One day I came home and V was scrubbing her bathroom.  The thing is, I still thought of it as my bathroom.  It had always been my guest bathroom.  I have the master bedroom, with its enjoining master bathroom, and the second bathroom, off of the hallway, was the guest bathroom.  Now, it was hers.  But, sorta.

Listen, don't get the wrong idea, she was never paying half the rent.  Or any utilities.  And maybe if she had been, I would have been better able to adjust.  But she wasn't.  So yeah, I still thought of that as my bathroom.

Anyway, she had a guy over for sex while I was gone, and he pooped in the bathroom.  And apparently, it was quite a poop.

She was surprised.  I was fucking furious. 

I do not allow men to poop in my bathrooms.  I will never forget being in my 20's and having a thing with a friend of my new roommate's boyfriend.  It was quick.  We met on his boat, when V invited me for a day out on her boyfriend's friend's boat.  That turned into a weekend.  We had sex.  The sex was meh.  The boat was nice though.

So about a week later, he comes over to my place, and he spends the night.  I didn't want him to spend the night, but I was still in my 20's and never knew how to tell men "absolutely no sleepovers".  I  mean, I do now.  But back then, I didn't.  Aren't women supposed to want the man to sleep over?  That's what I thought then anyway.  So I always thought there was something wrong with me for wanting them to leave.

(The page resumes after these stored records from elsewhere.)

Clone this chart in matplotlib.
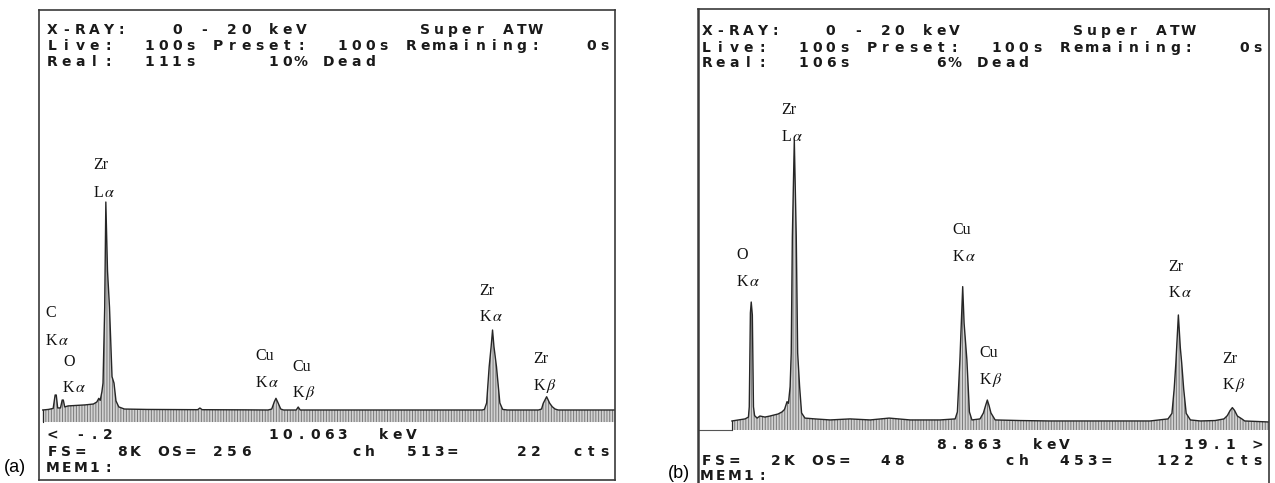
import matplotlib
matplotlib.use("Agg")
import matplotlib.pyplot as plt

plt.rcParams['mathtext.fontset'] = 'stix'
plt.rcParams['hatch.linewidth'] = 0.7

# spectrum (a): energy (keV) and counts
a_kev = [-0.20, 0.00, 0.17, 0.24, 0.28, 0.33, 0.43, 0.49, 0.53, 0.58, 0.70, 1.00, 1.30,
         1.60, 1.72, 1.79, 1.84, 1.90, 1.94, 2.00, 2.04, 2.10, 2.17, 2.26, 2.33, 2.40,
         2.50, 2.70, 3.50, 5.30, 5.38, 5.46, 7.00, 7.80, 7.93, 8.02, 8.08, 8.14, 8.25,
         8.35, 8.80, 8.87, 8.94, 12.00, 15.40, 15.48, 15.56, 15.65, 15.72, 15.77, 15.82,
         15.91, 16.03, 16.13, 16.30, 17.40, 17.51, 17.57, 17.69, 17.80, 17.89, 17.99,
         18.10, 20.10]
a_cts = [239, 250, 270, 537, 537, 280, 280, 437, 437, 300, 320, 330, 340,
         358, 398, 471, 430, 600, 775, 2286, 4374, 3000, 2286, 900, 775, 420,
         300, 258, 250, 245, 278, 245, 242, 239, 258, 400, 471, 400, 258,
         239, 239, 298, 239, 239, 239, 250, 378, 1099, 1500, 1829, 1500,
         1099, 378, 250, 239, 239, 258, 372, 503, 372, 304, 258,
         239, 239]

# spectrum (b)
b_kev = [-0.19, 0.28, 0.40, 0.43, 0.47, 0.50, 0.54, 0.58, 0.62, 0.71, 0.81, 0.99, 1.17,
         1.46, 1.60, 1.69, 1.78, 1.83, 1.89, 1.93, 1.97, 2.04, 2.11, 2.16, 2.23, 2.30,
         2.42, 2.78, 3.32, 4.03, 4.75, 5.43, 6.18, 7.25, 7.79, 7.87, 7.96, 8.01, 8.06,
         8.11, 8.21, 8.30, 8.39, 8.68, 8.80, 8.88, 8.94, 9.00, 9.07, 9.22, 10.11, 11.18,
         12.96, 14.76, 15.40, 15.54, 15.62, 15.68, 15.77, 15.84, 15.89, 15.96, 16.05,
         16.20, 16.55, 17.08, 17.40, 17.52, 17.62, 17.70, 17.78, 17.88, 18.04, 18.14, 19.01]
b_cts = [44, 54, 63, 113, 570, 623, 560, 113, 70, 58, 68, 63, 68,
         78, 88, 100, 138, 130, 211, 375, 940, 1412, 940, 375, 211, 83,
         58, 54, 49, 54, 49, 58, 49, 49, 54, 88, 341, 520, 698,
         520, 341, 88, 49, 54, 83, 120, 146, 120, 83, 49, 46, 44,
         44, 44, 54, 81, 200, 325, 560, 400, 325, 200, 81,
         49, 44, 46, 54, 70, 95, 109, 95, 68, 54, 44, 39]

a_head = ["X-RAY:   0 - 20 keV        Super ATW",
          "Live:  100s Preset:  100s Remaining:   0s",
          "Real:  111s     10% Dead"]
a_foot = ["< -.2           10.063  keV",
          "FS=  8K OS= 256       ch  513=    22  cts",
          "MEM1:"]
b_head = ["X-RAY:   0 - 20 keV        Super ATW",
          "Live:  100s Preset:  100s Remaining:   0s",
          "Real:  106s      6% Dead"]
b_foot = ["                 8.863  keV        19.1 >",
          "FS=  2K OS=  48       ch  453=   122  cts",
          "MEM1:"]

ka = r"K$\,\alpha$"
kb = r"K$\,\beta$"
la = r"L$\,\alpha$"
a_labels = [("Zr", 93, 165), (la, 93, 193), ("C", 45, 313), (ka, 45, 341),
            ("O", 63, 362), (ka, 62, 388), ("Cu", 255, 356), (ka, 255, 383),
            ("Cu", 292, 367), (kb, 292, 393), ("Zr", 479, 291), (ka, 479, 317),
            ("Zr", 533, 359), (kb, 533, 386)]
b_labels = [("Zr", 781, 110), (la, 781, 137), ("O", 736, 255), (ka, 736, 282),
            ("Cu", 952, 230), (ka, 952, 257), ("Cu", 979, 353), (kb, 979, 380),
            ("Zr", 1168, 267), (ka, 1168, 293), ("Zr", 1222, 359), (kb, 1222, 385)]

W, H = 1275, 483
fig = plt.figure(figsize=(W / 100, H / 100), dpi=100)


def put(x, y, s, **kw):
    fig.text(x / W, 1 - y / H, s, **kw)


def mono(x0, y, s, pitch=13.8):
    for i, ch in enumerate(s):
        if ch != ' ':
            put(x0 + (i + 0.5) * pitch, y, ch, ha='center', va='center',
                family='DejaVu Sans', fontsize=10, weight='bold', color='#1a1a1a')


def spectrum(ax, kev, cts, xlim, ylim):
    ax.fill_between(kev, 0, cts, facecolor='#d2d2d2', edgecolor='#7a7a7a',
                    hatch='||||||', linewidth=0)
    ax.plot(kev, cts, color='#262626', lw=1.0)
    ax.plot([kev[0], kev[0]], [0, cts[0]], color='#262626', lw=0.8)
    ax.set_xlim(*xlim)
    ax.set_ylim(*ylim)
    ax.set_xticks([])
    ax.set_yticks([])
    for sp in ax.spines.values():
        sp.set_color('#3a3a3a')
        sp.set_linewidth(1.2)


ax_a = fig.add_axes([38.8 / W, 1 - 480 / H, (614.5 - 38.8) / W, 470 / H])
spectrum(ax_a, a_kev, a_cts, (-0.34, 20.1), (-1153, 8192))

ax_b = fig.add_axes([697.8 / W, 0, (1269 - 697.8) / W, 1 - 9.3 / H])
spectrum(ax_b, b_kev, b_cts, (-1.41, 19.01), (-258, 2048))
ax_b.spines['bottom'].set_visible(False)
ax_b.spines['left'].set_linewidth(1.8)
ax_b.hlines(0, -1.41, b_kev[0], color='#555555', lw=0.8)

for i, s in enumerate(a_head):
    mono(45.7, [30, 46, 62][i], s)
for i, s in enumerate(a_foot):
    mono(45.7, [435, 452, 468][i], s)
for i, s in enumerate(b_head):
    mono(699.8, [31, 48, 63][i], s, pitch=13.77)
for i, s in enumerate(b_foot):
    mono(699.8, [445, 461, 476][i], s, pitch=13.77)

for txt, x, y in a_labels + b_labels:
    put(x, y, txt, ha='left', va='center', family='Liberation Serif',
        fontsize=11.5, color='#111111')

put(4, 468, "(a)", ha='left', va='center', family='Liberation Sans', fontsize=13)
put(668, 473, "(b)", ha='left', va='center', family='Liberation Sans', fontsize=13)

fig.savefig("out.png", dpi=100)
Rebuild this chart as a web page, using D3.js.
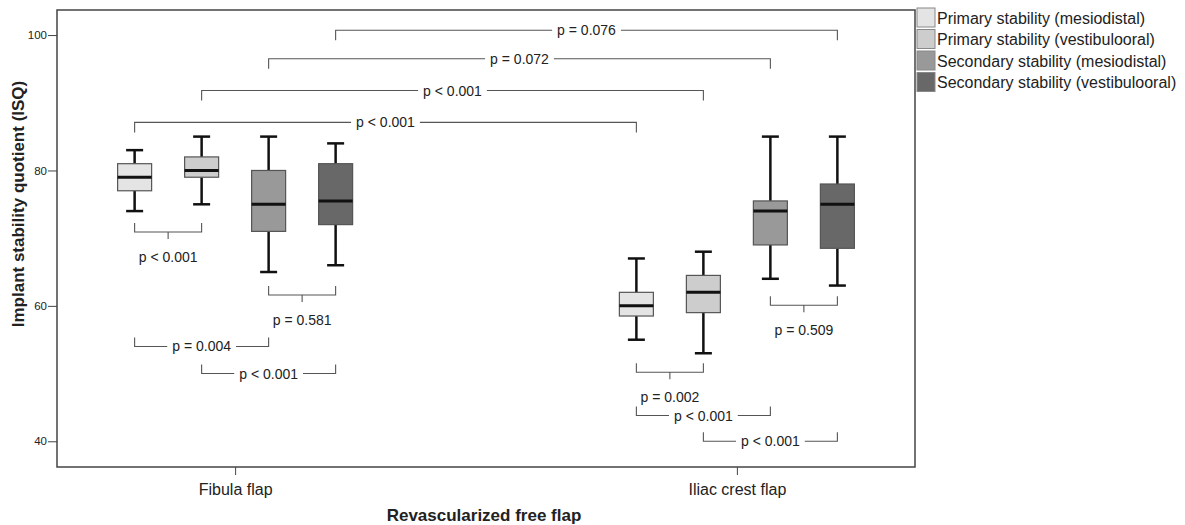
<!DOCTYPE html>
<html>
<head>
<meta charset="utf-8">
<script src="https://cdn.jsdelivr.net/npm/d3@7"></script>
<style>
  body { margin: 0; background: #fff; }
  svg text { font-family: "Liberation Sans", Arial, sans-serif; fill: #222; }
</style>
</head>
<body>
<svg id="chart" width="1185" height="525"></svg>
<script>
"use strict"

// categories
const flaps = ["Fibula flap", "Iliac crest flap"]
const measures = [
    "Primary stability (mesiodistal)",
    "Primary stability (vestibulooral)",
    "Secondary stability (mesiodistal)",
    "Secondary stability (vestibulooral)"
]
const fills = ["#e4e4e4", "#cdcdcd", "#999999", "#686868"]

// box stats per measure: [whisker low, q1, median, q3, whisker high]
const fibulaStats = [
    [74, 77, 79, 81, 83],
    [75, 79, 80, 82, 85],
    [65, 71, 75, 80, 85],
    [66, 72, 75.5, 81, 84]
]
const iliacStats = [
    [55, 58.5, 60, 62, 67],
    [53, 59, 62, 64.5, 68],
    [64, 69, 74, 75.5, 85],
    [63, 68.5, 75, 78, 85]
]

const yTicks = [40, 60, 80, 100]

// comparisons: [flap, measure] -> [flap, measure], bracket level (ISQ), label, kind
const compFrom  = [[0,0],[0,1],[0,2],[0,3],[0,0],[0,2],[0,0],[0,1],[1,2],[1,0],[1,0],[1,1]]
const compTo    = [[1,0],[1,1],[1,2],[1,3],[0,1],[0,3],[0,2],[0,3],[1,3],[1,1],[1,2],[1,3]]
const compLevel = [87.1, 91.8, 96.5, 100.7, 70.9, 61.6, 54.0, 50.0, 60.1, 50.2, 43.8, 40.0]
const compLabel = ["p < 0.001", "p < 0.001", "p = 0.072", "p = 0.076", "p < 0.001", "p = 0.581",
                   "p = 0.004", "p < 0.001", "p = 0.509", "p = 0.002", "p < 0.001", "p < 0.001"]
const compKind  = ["over", "over", "over", "over", "under", "under",
                   "inline", "inline", "under", "under", "inline", "inline"]

const stats = [fibulaStats, iliacStats]

const plot = {left: 57, right: 915, top: 10, bottom: 467}
const svg = d3.select("#chart")

const x = d3.scalePoint().domain(flaps).range([plot.left, plot.right]).padding(0.355)
const inner = d3.scaleBand().domain(measures).range([-134, 134])
const y = d3.scaleLinear().domain([36.2, 103.7]).range([plot.bottom, plot.top])

const cx = (f, m) => x(flaps[f]) + inner(measures[m]) + inner.bandwidth() / 2
const boxW = 34
const capW = 17

// frame
svg.append("rect")
    .attr("x", plot.left).attr("y", plot.top)
    .attr("width", plot.right - plot.left).attr("height", plot.bottom - plot.top)
    .attr("fill", "none").attr("stroke", "#444").attr("stroke-width", 1.5)

// y axis
const yAxis = svg.append("g")
    .attr("transform", `translate(${plot.left},0)`)
    .call(d3.axisLeft(y).tickValues(yTicks).tickSize(9).tickPadding(1))
yAxis.select(".domain").remove()
yAxis.selectAll(".tick line").attr("stroke", "#444")
yAxis.selectAll(".tick text").style("font-size", "11.5px").style("fill", "#222")

// x axis
const xAxis = svg.append("g")
    .attr("transform", `translate(0,${plot.bottom})`)
    .call(d3.axisBottom(x).tickSize(8).tickPadding(9))
xAxis.select(".domain").remove()
xAxis.selectAll(".tick line").attr("stroke", "#444")
xAxis.selectAll(".tick text").style("font-size", "16px").style("fill", "#222")

// axis titles
svg.append("text")
    .attr("transform", "translate(24,204) rotate(-90)")
    .attr("text-anchor", "middle")
    .style("font-size", "17px").style("font-weight", "bold")
    .text("Implant stability quotient (ISQ)")

svg.append("text")
    .attr("x", 484).attr("y", 521)
    .attr("text-anchor", "middle")
    .style("font-size", "17px").style("font-weight", "bold")
    .text("Revascularized free flap")

// boxes
stats.forEach((flapStats, f) => {
    flapStats.forEach((s, m) => {
        const g = svg.append("g")
        const c = cx(f, m)
        // whiskers
        g.append("line").attr("x1", c).attr("x2", c).attr("y1", y(s[4])).attr("y2", y(s[3]))
        g.append("line").attr("x1", c).attr("x2", c).attr("y1", y(s[1])).attr("y2", y(s[0]))
        g.append("line").attr("x1", c - capW / 2).attr("x2", c + capW / 2).attr("y1", y(s[4])).attr("y2", y(s[4]))
        g.append("line").attr("x1", c - capW / 2).attr("x2", c + capW / 2).attr("y1", y(s[0])).attr("y2", y(s[0]))
        g.selectAll("line").attr("stroke", "#111").attr("stroke-width", 2.5)
        g.append("rect")
            .attr("x", c - boxW / 2).attr("y", y(s[3]))
            .attr("width", boxW).attr("height", y(s[1]) - y(s[3]))
            .attr("fill", fills[m]).attr("stroke", "#555").attr("stroke-width", 1.2)
        g.append("line")
            .attr("x1", c - boxW / 2).attr("x2", c + boxW / 2)
            .attr("y1", y(s[2])).attr("y2", y(s[2]))
            .attr("stroke", "#111").attr("stroke-width", 3)
    })
})

// comparison brackets
const br = svg.append("g").attr("fill", "none").attr("stroke", "#555").attr("stroke-width", 1.1)
compLevel.forEach((lvl, i) => {
    const x1 = cx(compFrom[i][0], compFrom[i][1])
    const x2 = cx(compTo[i][0], compTo[i][1])
    const yy = y(lvl)
    const mid = (x1 + x2) / 2
    const kind = compKind[i]
    const endDy = kind === "over" ? 10 : -9

    if (kind === "under") {
        br.append("path").attr("d", `M${x1},${yy + endDy}V${yy}H${x2}V${yy + endDy}M${mid},${yy}v7`)
        svg.append("text")
            .attr("x", mid).attr("y", yy + 30)
            .attr("text-anchor", "middle")
            .style("font-size", "14px")
            .text(compLabel[i])
    } else {
        const t = svg.append("text")
            .attr("x", mid).attr("y", yy + 5)
            .attr("text-anchor", "middle")
            .style("font-size", "14px")
            .text(compLabel[i])
        const half = t.node().getComputedTextLength() / 2 + 5
        br.append("path").attr("d", `M${x1},${yy + endDy}V${yy}H${mid - half}M${mid + half},${yy}H${x2}V${yy + endDy}`)
    }
})

// legend
const legend = svg.append("g").attr("transform", "translate(917,8)")
measures.forEach((m, i) => {
    const row = legend.append("g").attr("transform", `translate(0,${i * 21.5})`)
    row.append("rect")
        .attr("width", 18).attr("height", 19)
        .attr("fill", fills[i]).attr("stroke", "#888").attr("stroke-width", 1)
    row.append("text")
        .attr("x", 20).attr("y", 15.5)
        .style("font-size", "16px")
        .text(m)
})
</script>
</body>
</html>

Sleeping together is far more intimate than sex.  

Anyway, TJ, that was his name and till this day I neither know nor care what the initials stand for, pooped in my bathroom the next morning.  And back in those days, I had a very small apartment with one bathroom.  

I remember telling V, "TJ pooped in my bathroom this morning."

She, probably quite reasonably said "well, people do have to poop Cathy."

"Yeah, I know, but I am so upset he did that, he should have just left.  Instead he pooped and then left."

I never saw him again.

Now, all these years later, V had a man up to my apartment and he shit all over my bathroom.  She knew I'd be furious.

I should also explain that I live in one of those fancy-assed new buildings with all the common spaces, and garbage pickup right outside your door.  And if you leave the apartment, and get into the elevator that is only feet away, go down two floors to the main floor, make a left, there is a common bathroom right there.

"Why didn't you send him downstairs?" I asked.

"Well, he asked to use the bathroom, he didn't specify what he was going to do in there."

Just like a man.

V is gone now, having been called back to the office almost precisely one year after she  moved in here, and my guest bathroom is mine again.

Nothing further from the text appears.